EXERCISE DESCRIPTION: Print nothing but the lines from the start of the listing below through the line that contains "import pandas as pd". Do not include the pictures.
########################################
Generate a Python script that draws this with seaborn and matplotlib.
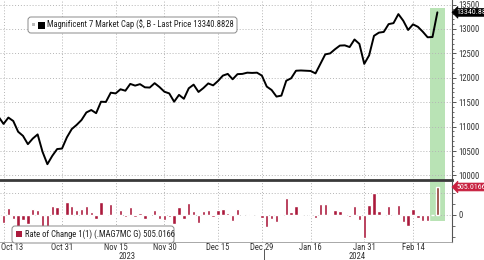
import matplotlib
matplotlib.use("Agg")
import matplotlib.pyplot as plt
import matplotlib.transforms as mtransforms
from matplotlib.patches import FancyBboxPatch, Rectangle
from matplotlib import font_manager as fm
import seaborn as sns
import numpy as np
import pandas as pd

# ---------------- data ----------------
holidays = ["2023-11-23", "2023-12-25", "2024-01-01", "2024-01-15", "2024-02-19"]
dates = pd.bdate_range("2023-10-12", "2024-02-22", freq="C", holidays=holidays)

market_cap = [
    11200, 11055, 11185, 11115, 10895, 10810, 10640, 10755, 10840, 10485,
    10230, 10400, 10540, 10550, 10780, 10950, 11035, 11135, 11290, 11340,
    11275, 11510, 11505, 11695, 11680, 11765, 11735, 11875, 11840, 11870,
    11805, 11800, 11890, 11810, 11715, 11680, 11510, 11650, 11570, 11785,
    11860, 11710, 11790, 11885, 11845, 11935, 12045, 12080, 11970, 12075,
    12080, 12105, 12100, 12105, 12045, 11820, 11750, 11615, 11635, 11940,
    11990, 12145, 12150, 12145, 12140, 12090, 12285, 12480, 12500, 12585,
    12660, 12665, 12630, 12785, 12695, 12285, 12460, 12860, 12925, 12940,
    13100, 13120, 13305, 13170, 12980, 13095, 13045, 12945, 12830, 12835.87,
    13340.8828,
]
rate_of_change = [
    45, -145, 130, -70, -220, -85, -170, 115, 85, -355,
    -255, 170, 140, 10, 230, 170, 85, 100, 155, 50,
    -65, 235, -5, 190, -15, 85, -30, 140, -35, 30,
    -65, -5, 90, -80, -95, -35, -170, 140, -80, 215,
    75, -150, 80, 95, -40, 90, 110, 35, -110, 105,
    5, 25, -5, 5, -60, -225, -70, -135, 20, 305,
    50, 155, 5, -5, -5, -50, 195, 195, 20, 85,
    75, 5, -35, 155, -90, -410, 175, 400, 65, 15,
    160, 20, 185, -135, -190, 115, -50, -100, -115, 6,
    505.0166,
]
tick_dates = ["2023-10-13", "2023-10-31", "2023-11-15", "2023-11-30", "2023-12-15",
              "2023-12-29", "2024-01-16", "2024-01-31", "2024-02-14"]
tick_labels = ["Oct 13", "Oct 31", "Nov 15", "Nov 30", "Dec 15",
               "Dec 29", "Jan 16", "Jan 31", "Feb 14"]
year_labels = ["2023", "2024"]
top_ticks = [10000, 10500, 11000, 11500, 12000, 12500, 13000, 13500]
legend_top = "Magnificent 7 Market Cap ($, B - Last Price 13340.8828"
legend_bottom = "Rate of Change 1(1) (.MAG7MC G) 505.0166"

df = pd.DataFrame({"k": np.arange(len(dates)), "cap": market_cap, "roc": rate_of_change})
tick_pos = [int(np.where(dates == pd.Timestamp(d))[0][0]) for d in tick_dates]
year_break = int(np.where(dates == pd.Timestamp("2024-01-02"))[0][0]) - 0.5

# ---------------- style ----------------
sns.set_theme(style="white")
fonts = fm.fontManager.ttflist
names = {f.name for f in fonts}
stretch = "normal"
fam = None
for cand in ["Liberation Sans Narrow", "Roboto Condensed", "Open Sans Condensed",
             "DejaVu Sans Condensed", "Noto Sans Condensed"]:
    if cand in names:
        fam = cand
        break
if fam is None:
    for cand in ["DejaVu Sans", "Noto Sans", "Open Sans", "Roboto"]:
        if any(f.name == cand and str(f.stretch) in ("condensed", "semi-condensed") for f in fonts):
            fam, stretch = cand, "condensed"
            break
if fam is None:
    fam = "Liberation Sans"
plt.rcParams["font.family"] = [fam, "DejaVu Sans"]
plt.rcParams["font.stretch"] = stretch

W, H = 485, 260
fig = plt.figure(figsize=(W / 100, H / 100), dpi=100)
px = mtransforms.IdentityTransform()

# size texts from their width in the reference
_renderer = fig.canvas.get_renderer()


def _fit(text, target):
    t = fig.text(0, 0, text, fontsize=10)
    w = t.get_window_extent(_renderer).width
    t.remove()
    return 10 * target / w


LFS = min(6.6, _fit(legend_top, 187))
FS = min(6.6, _fit("13000", 21))
BFS = min(6.6, _fit("13340.88", 29))


def fx(x):
    return x / W


def fy(y):
    return 1 - y / H


ax1 = fig.add_axes([0, fy(180), fx(452), 180 / H])
ax2 = fig.add_axes([0, fy(242), fx(452), 60 / H])

XL = (0.28, 93.0)
GREEN = "#b9e3b5"
RED = "#ab1a3c"
GRID = "#b5b5b5"
AXC = "#555555"
TXT = "#333333"

# ---- top panel ----
ax1.axvspan(88.5, 91.6, ymin=0, ymax=(13430 - 9906) / (13594 - 9906), color=GREEN, lw=0, zorder=0)
sns.lineplot(data=df, x="k", y="cap", ax=ax1, color="black", lw=1.4, zorder=3)
ax1.set_xlim(*XL)
ax1.set_ylim(9906, 13594)
ax1.set_yticks(top_ticks)
ax1.set_yticks(np.arange(10000, 13600, 100), minor=True)
ax1.set_yticklabels([str(t) for t in top_ticks])
ax1.set_xticks(tick_pos)
ax1.set_xticklabels([])
ax1.yaxis.tick_right()
ax1.tick_params(axis="y", which="major", direction="out", length=3, width=0.7, color=AXC,
                labelsize=FS, labelcolor=TXT, pad=1.5)
ax1.tick_params(axis="y", which="minor", direction="out", length=1.5, width=0.6, color=AXC)
ax1.tick_params(axis="x", length=0)
ax1.grid(True, which="major", color=GRID, ls=(0, (1, 2)), lw=0.7)
ax1.set_xlabel("")
ax1.set_ylabel("")
for s in ["left", "top"]:
    ax1.spines[s].set_visible(False)
ax1.spines["right"].set_color(AXC)
ax1.spines["right"].set_linewidth(0.8)
ax1.spines["bottom"].set_color("#3a3a3a")
ax1.spines["bottom"].set_linewidth(2.0)

# ---- bottom panel ----
ax2.axvspan(88.5, 91.6, ymin=(-108 + 487) / (595 + 487), ymax=1, color=GREEN, lw=0, zorder=0)
sns.barplot(data=df, x="k", y="roc", ax=ax2, native_scale=True, width=0.68,
            color=RED, errorbar=None, saturation=1, zorder=3)
for p in ax2.patches[-2:]:
    p.set_facecolor("#8d3a30")
ax2.set_xlim(*XL)
ax2.set_ylim(-487, 595)
ax2.set_yticks([0])
ax2.set_yticklabels(["0"])
ax2.set_yticks([-400, -200, 200, 400], minor=True)
ax2.yaxis.tick_right()
ax2.tick_params(axis="y", which="major", direction="out", length=3, width=0.7, color=AXC,
                labelsize=FS, labelcolor=TXT, pad=1.5)
ax2.tick_params(axis="y", which="minor", direction="out", length=2, width=0.6, color=AXC)
ax2.set_xticks(tick_pos)
ax2.set_xticklabels([])
ax2.tick_params(axis="x", length=0)
ax2.grid(True, axis="x", color=GRID, ls=(0, (1, 2)), lw=0.7)
for yv in [400, 0]:
    ax2.axhline(yv, color=GRID, ls=(0, (1, 2)), lw=0.7, zorder=1)
ax2.set_xlabel("")
ax2.set_ylabel("")
for s in ["left", "top"]:
    ax2.spines[s].set_visible(False)
ax2.spines["right"].set_color(AXC)
ax2.spines["right"].set_linewidth(0.8)
ax2.spines["bottom"].set_color("#9a9a9a")
ax2.spines["bottom"].set_linewidth(0.6)

# x tick labels
trans2 = mtransforms.blended_transform_factory(ax2.transData, px)
for i, (pos, lab) in enumerate(zip(tick_pos, tick_labels)):
    if i == 0:
        fig.text(fx(1), fy(248), lab, ha="left", va="center", fontsize=FS, color=TXT)
    else:
        ax2.text(pos, H - 248, lab, transform=trans2, ha="center", va="center",
                 fontsize=FS, color=TXT, clip_on=False)
for lab, xp in zip(year_labels, [127.5, 357]):
    fig.text(fx(xp), fy(256.5), lab, ha="center", va="center", fontsize=FS, color=TXT)
ax2.plot([year_break, year_break], [H - 249, H - 260], transform=trans2, color=AXC,
         lw=0.7, clip_on=False)

# value boxes on right
ax1.annotate("13340.88", xy=(1.0, 13340.88), xycoords=("axes fraction", "data"),
             xytext=(3.0, 0), textcoords="offset points", ha="left", va="center",
             fontsize=BFS, color="white", annotation_clip=False, zorder=10,
             bbox=dict(boxstyle="larrow,pad=0.12", fc="black", ec="black", lw=0.5))
ax2.annotate("505.0166", xy=(1.0, 505.0166), xycoords=("axes fraction", "data"),
             xytext=(3.0, 0), textcoords="offset points", ha="left", va="center",
             fontsize=BFS, color="white", annotation_clip=False, zorder=10,
             bbox=dict(boxstyle="larrow,pad=0.12", fc="#c8203f", ec="#c8203f", lw=0.5))


# legends (pixel coordinates)
def box(x0, y0, x1, y1):
    b = FancyBboxPatch((x0, H - y1), x1 - x0, y1 - y0,
                       boxstyle="round,pad=0,rounding_size=3",
                       fc="white", ec="#8a8a8a", lw=0.7, transform=px, zorder=20)
    fig.patches.append(b)


box(28, 17, 237, 33)
fig.patches.append(Rectangle((32, H - 26), 3, 3, fc="#bbbbbb", ec="none", transform=px, zorder=21))
fig.patches.append(Rectangle((38, H - 29), 7, 7, fc="black", ec="none", transform=px, zorder=21))
fig.text(fx(47), fy(25.3), legend_top, ha="left", va="center", fontsize=LFS,
         color="#222222", zorder=22)

box(12, 226, 174, 243)
fig.patches.append(Rectangle((16, H - 237), 6, 6, fc=RED, ec="none", transform=px, zorder=21))
fig.text(fx(25), fy(234.3), legend_bottom, ha="left", va="center", fontsize=LFS,
         color="#222222", zorder=22)

fig.savefig("out.png", dpi=100)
########################################
SOLVED EXERCISE:
Generate a Python script that draws this with seaborn and matplotlib.
import matplotlib
matplotlib.use("Agg")
import matplotlib.pyplot as plt
import matplotlib.transforms as mtransforms
from matplotlib.patches import FancyBboxPatch, Rectangle
from matplotlib import font_manager as fm
import seaborn as sns
import numpy as np
import pandas as pd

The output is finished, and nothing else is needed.